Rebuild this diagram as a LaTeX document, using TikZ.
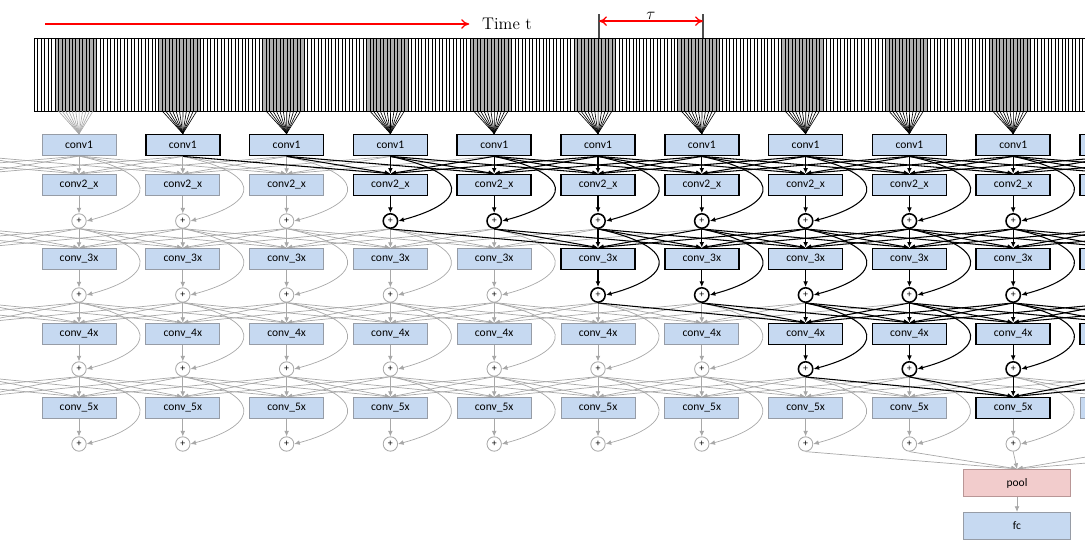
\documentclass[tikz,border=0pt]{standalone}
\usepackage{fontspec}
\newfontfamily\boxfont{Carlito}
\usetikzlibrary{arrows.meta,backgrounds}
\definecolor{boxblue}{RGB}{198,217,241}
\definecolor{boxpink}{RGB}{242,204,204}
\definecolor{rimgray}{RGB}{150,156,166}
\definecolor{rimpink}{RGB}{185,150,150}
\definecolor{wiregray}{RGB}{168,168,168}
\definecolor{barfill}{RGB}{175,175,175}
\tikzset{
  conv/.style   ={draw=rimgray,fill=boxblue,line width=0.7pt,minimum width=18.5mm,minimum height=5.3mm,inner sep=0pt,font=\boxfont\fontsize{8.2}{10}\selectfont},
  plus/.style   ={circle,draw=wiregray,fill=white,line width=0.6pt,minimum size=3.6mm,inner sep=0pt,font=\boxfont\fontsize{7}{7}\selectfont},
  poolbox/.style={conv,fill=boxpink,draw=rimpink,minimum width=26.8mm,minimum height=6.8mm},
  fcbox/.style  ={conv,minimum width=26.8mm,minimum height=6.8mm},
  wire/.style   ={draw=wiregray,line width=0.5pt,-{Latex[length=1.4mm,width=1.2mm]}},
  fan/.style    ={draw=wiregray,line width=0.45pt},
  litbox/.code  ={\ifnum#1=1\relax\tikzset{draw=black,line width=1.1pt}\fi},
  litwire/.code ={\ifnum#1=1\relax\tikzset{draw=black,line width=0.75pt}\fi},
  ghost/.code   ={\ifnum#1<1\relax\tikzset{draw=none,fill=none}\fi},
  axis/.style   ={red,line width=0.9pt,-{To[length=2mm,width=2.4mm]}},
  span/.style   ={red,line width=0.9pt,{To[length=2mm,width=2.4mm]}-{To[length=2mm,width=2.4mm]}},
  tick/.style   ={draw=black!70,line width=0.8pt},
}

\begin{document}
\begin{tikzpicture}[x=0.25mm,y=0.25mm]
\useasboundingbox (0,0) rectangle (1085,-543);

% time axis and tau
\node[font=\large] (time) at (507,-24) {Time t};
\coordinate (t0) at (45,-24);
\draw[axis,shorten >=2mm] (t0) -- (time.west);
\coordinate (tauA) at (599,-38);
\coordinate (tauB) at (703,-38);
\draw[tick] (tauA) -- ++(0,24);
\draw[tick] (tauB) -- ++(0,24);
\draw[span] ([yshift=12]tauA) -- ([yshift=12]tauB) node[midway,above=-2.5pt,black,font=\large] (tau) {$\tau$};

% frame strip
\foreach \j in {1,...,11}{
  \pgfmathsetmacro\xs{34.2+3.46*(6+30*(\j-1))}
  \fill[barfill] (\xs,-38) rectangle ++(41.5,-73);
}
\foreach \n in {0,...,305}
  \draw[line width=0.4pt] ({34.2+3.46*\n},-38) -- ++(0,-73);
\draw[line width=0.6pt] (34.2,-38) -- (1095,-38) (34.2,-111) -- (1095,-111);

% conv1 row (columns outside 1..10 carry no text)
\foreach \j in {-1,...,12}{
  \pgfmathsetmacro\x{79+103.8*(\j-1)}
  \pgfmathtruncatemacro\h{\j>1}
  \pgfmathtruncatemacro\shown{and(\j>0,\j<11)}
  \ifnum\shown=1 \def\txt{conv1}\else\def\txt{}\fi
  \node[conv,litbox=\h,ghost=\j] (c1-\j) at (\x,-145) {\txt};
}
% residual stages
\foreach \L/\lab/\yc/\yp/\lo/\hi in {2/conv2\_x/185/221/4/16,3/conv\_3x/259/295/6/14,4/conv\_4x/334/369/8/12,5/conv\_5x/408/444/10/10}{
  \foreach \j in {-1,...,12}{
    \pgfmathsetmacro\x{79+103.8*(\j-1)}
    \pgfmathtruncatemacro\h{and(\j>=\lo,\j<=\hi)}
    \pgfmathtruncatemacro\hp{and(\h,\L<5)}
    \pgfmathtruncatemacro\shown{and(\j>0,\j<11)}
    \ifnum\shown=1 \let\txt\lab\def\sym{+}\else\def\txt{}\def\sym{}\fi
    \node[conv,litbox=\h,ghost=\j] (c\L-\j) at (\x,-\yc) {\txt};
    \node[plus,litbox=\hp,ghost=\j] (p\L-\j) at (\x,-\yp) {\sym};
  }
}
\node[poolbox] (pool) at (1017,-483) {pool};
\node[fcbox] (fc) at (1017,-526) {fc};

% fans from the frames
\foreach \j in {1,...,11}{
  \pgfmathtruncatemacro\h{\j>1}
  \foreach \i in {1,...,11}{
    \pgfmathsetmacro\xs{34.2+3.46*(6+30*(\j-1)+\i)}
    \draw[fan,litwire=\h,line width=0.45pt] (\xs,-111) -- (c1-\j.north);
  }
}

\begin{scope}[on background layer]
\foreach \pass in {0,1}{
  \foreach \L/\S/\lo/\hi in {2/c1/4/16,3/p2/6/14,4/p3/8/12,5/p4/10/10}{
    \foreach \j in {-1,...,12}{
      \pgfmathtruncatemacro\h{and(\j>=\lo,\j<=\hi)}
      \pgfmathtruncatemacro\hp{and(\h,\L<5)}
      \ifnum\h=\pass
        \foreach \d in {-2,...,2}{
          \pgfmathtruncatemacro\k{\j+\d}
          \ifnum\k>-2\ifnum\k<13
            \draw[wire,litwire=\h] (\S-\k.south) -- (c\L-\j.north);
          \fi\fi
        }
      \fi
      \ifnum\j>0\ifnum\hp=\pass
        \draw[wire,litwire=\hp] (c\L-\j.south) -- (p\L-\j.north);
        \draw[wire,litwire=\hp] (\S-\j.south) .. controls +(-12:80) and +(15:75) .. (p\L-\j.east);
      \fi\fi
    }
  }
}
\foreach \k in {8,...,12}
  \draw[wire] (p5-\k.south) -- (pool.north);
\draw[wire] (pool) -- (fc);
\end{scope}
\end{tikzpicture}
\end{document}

Direction:
Copy out all of the data word for word. Do not carry over any picture.

Output for this task:
Rebuild this diagram as a LaTeX document, using TikZ.
\documentclass[tikz,border=0pt]{standalone}
\usepackage{fontspec}
\newfontfamily\boxfont{Carlito}
\usetikzlibrary{arrows.meta,backgrounds}
\definecolor{boxblue}{RGB}{198,217,241}
\definecolor{boxpink}{RGB}{242,204,204}
\definecolor{rimgray}{RGB}{150,156,166}
\definecolor{rimpink}{RGB}{185,150,150}
\definecolor{wiregray}{RGB}{168,168,168}
\definecolor{barfill}{RGB}{175,175,175}
\tikzset{
  conv/.style   ={draw=rimgray,fill=boxblue,line width=0.7pt,minimum width=18.5mm,minimum height=5.3mm,inner sep=0pt,font=\boxfont\fontsize{8.2}{10}\selectfont},
  plus/.style   ={circle,draw=wiregray,fill=white,line width=0.6pt,minimum size=3.6mm,inner sep=0pt,font=\boxfont\fontsize{7}{7}\selectfont},
  poolbox/.style={conv,fill=boxpink,draw=rimpink,minimum width=26.8mm,minimum height=6.8mm},
  fcbox/.style  ={conv,minimum width=26.8mm,minimum height=6.8mm},
  wire/.style   ={draw=wiregray,line width=0.5pt,-{Latex[length=1.4mm,width=1.2mm]}},
  fan/.style    ={draw=wiregray,line width=0.45pt},
  litbox/.code  ={\ifnum#1=1\relax\tikzset{draw=black,line width=1.1pt}\fi},
  litwire/.code ={\ifnum#1=1\relax\tikzset{draw=black,line width=0.75pt}\fi},
  ghost/.code   ={\ifnum#1<1\relax\tikzset{draw=none,fill=none}\fi},
  axis/.style   ={red,line width=0.9pt,-{To[length=2mm,width=2.4mm]}},
  span/.style   ={red,line width=0.9pt,{To[length=2mm,width=2.4mm]}-{To[length=2mm,width=2.4mm]}},
  tick/.style   ={draw=black!70,line width=0.8pt},
}

\begin{document}
\begin{tikzpicture}[x=0.25mm,y=0.25mm]
\useasboundingbox (0,0) rectangle (1085,-543);

% time axis and tau
\node[font=\large] (time) at (507,-24) {Time t};
\coordinate (t0) at (45,-24);
\draw[axis,shorten >=2mm] (t0) -- (time.west);
\coordinate (tauA) at (599,-38);
\coordinate (tauB) at (703,-38);
\draw[tick] (tauA) -- ++(0,24);
\draw[tick] (tauB) -- ++(0,24);
\draw[span] ([yshift=12]tauA) -- ([yshift=12]tauB) node[midway,above=-2.5pt,black,font=\large] (tau) {$\tau$};

% frame strip
\foreach \j in {1,...,11}{
  \pgfmathsetmacro\xs{34.2+3.46*(6+30*(\j-1))}
  \fill[barfill] (\xs,-38) rectangle ++(41.5,-73);
}
\foreach \n in {0,...,305}
  \draw[line width=0.4pt] ({34.2+3.46*\n},-38) -- ++(0,-73);
\draw[line width=0.6pt] (34.2,-38) -- (1095,-38) (34.2,-111) -- (1095,-111);

% conv1 row (columns outside 1..10 carry no text)
\foreach \j in {-1,...,12}{
  \pgfmathsetmacro\x{79+103.8*(\j-1)}
  \pgfmathtruncatemacro\h{\j>1}
  \pgfmathtruncatemacro\shown{and(\j>0,\j<11)}
  \ifnum\shown=1 \def\txt{conv1}\else\def\txt{}\fi
  \node[conv,litbox=\h,ghost=\j] (c1-\j) at (\x,-145) {\txt};
}
% residual stages
\foreach \L/\lab/\yc/\yp/\lo/\hi in {2/conv2\_x/185/221/4/16,3/conv\_3x/259/295/6/14,4/conv\_4x/334/369/8/12,5/conv\_5x/408/444/10/10}{
  \foreach \j in {-1,...,12}{
    \pgfmathsetmacro\x{79+103.8*(\j-1)}
    \pgfmathtruncatemacro\h{and(\j>=\lo,\j<=\hi)}
    \pgfmathtruncatemacro\hp{and(\h,\L<5)}
    \pgfmathtruncatemacro\shown{and(\j>0,\j<11)}
    \ifnum\shown=1 \let\txt\lab\def\sym{+}\else\def\txt{}\def\sym{}\fi
    \node[conv,litbox=\h,ghost=\j] (c\L-\j) at (\x,-\yc) {\txt};
    \node[plus,litbox=\hp,ghost=\j] (p\L-\j) at (\x,-\yp) {\sym};
  }
}
\node[poolbox] (pool) at (1017,-483) {pool};
\node[fcbox] (fc) at (1017,-526) {fc};

% fans from the frames
\foreach \j in {1,...,11}{
  \pgfmathtruncatemacro\h{\j>1}
  \foreach \i in {1,...,11}{
    \pgfmathsetmacro\xs{34.2+3.46*(6+30*(\j-1)+\i)}
    \draw[fan,litwire=\h,line width=0.45pt] (\xs,-111) -- (c1-\j.north);
  }
}

\begin{scope}[on background layer]
\foreach \pass in {0,1}{
  \foreach \L/\S/\lo/\hi in {2/c1/4/16,3/p2/6/14,4/p3/8/12,5/p4/10/10}{
    \foreach \j in {-1,...,12}{
      \pgfmathtruncatemacro\h{and(\j>=\lo,\j<=\hi)}
      \pgfmathtruncatemacro\hp{and(\h,\L<5)}
      \ifnum\h=\pass
        \foreach \d in {-2,...,2}{
          \pgfmathtruncatemacro\k{\j+\d}
          \ifnum\k>-2\ifnum\k<13
            \draw[wire,litwire=\h] (\S-\k.south) -- (c\L-\j.north);
          \fi\fi
        }
      \fi
      \ifnum\j>0\ifnum\hp=\pass
        \draw[wire,litwire=\hp] (c\L-\j.south) -- (p\L-\j.north);
        \draw[wire,litwire=\hp] (\S-\j.south) .. controls +(-12:80) and +(15:75) .. (p\L-\j.east);
      \fi\fi
    }
  }
}
\foreach \k in {8,...,12}
  \draw[wire] (p5-\k.south) -- (pool.north);
\draw[wire] (pool) -- (fc);
\end{scope}
\end{tikzpicture}
\end{document}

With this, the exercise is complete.